Tips Dog Proof Racoon Trap Basic Trapping

When baiting the trap, I set it first then fill the tube with bait so that the inner-trigger is barely covered.  When I look into the dog proof trap I want to see a very thin layer of bait over my trigger.  I have found that this amount of bait works better than any other for me, but play around with it and see what works best for you.

Staking methods are very debatable when it comes to dog proof traps.  I have personally used disposable stakes, rebar, and cable attached to a concrete cinder block in the bottom of a crick with nothing but positive results.  There is really no need to go into great detail as far as staking is concerned, so just use what you’re comfortable with.  The only note I would like to add is do not set a dog proof trap next to something the raccoon can get leverage on.  A tree is a classic example of this.  The animal will actually climb up the tree and pull out of the trap on occasion.

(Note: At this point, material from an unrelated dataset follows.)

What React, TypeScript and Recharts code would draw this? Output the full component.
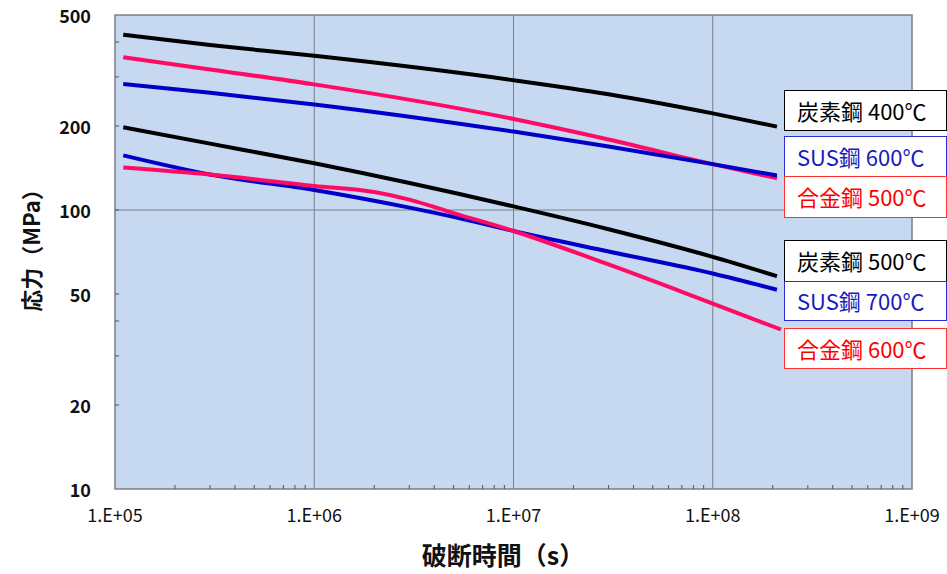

Tips Dog Proof Racoon Trap Basic Trapping

The good thing about dog proofs is that there are a good number to choose from.  Z-Trap, Dukes, Grizz, Freedom Brand, and Daggers are among the top (I know I’m probably forgetting one or two). Most of these traps are priced pretty close to one another. Some traps come with a pull only trigger, which means the raccoon has to reach in and pull the trigger in order for the trap to fire.  A push-pull trigger works both ways, just as the name states. I personally prefer the push pull trigger although I do catch a number of possums versus the pull only style. My favorite trap on the market is the Z-Trap.  Although opinions do vary, and I would never claim that my preference is better, it is simply my preference.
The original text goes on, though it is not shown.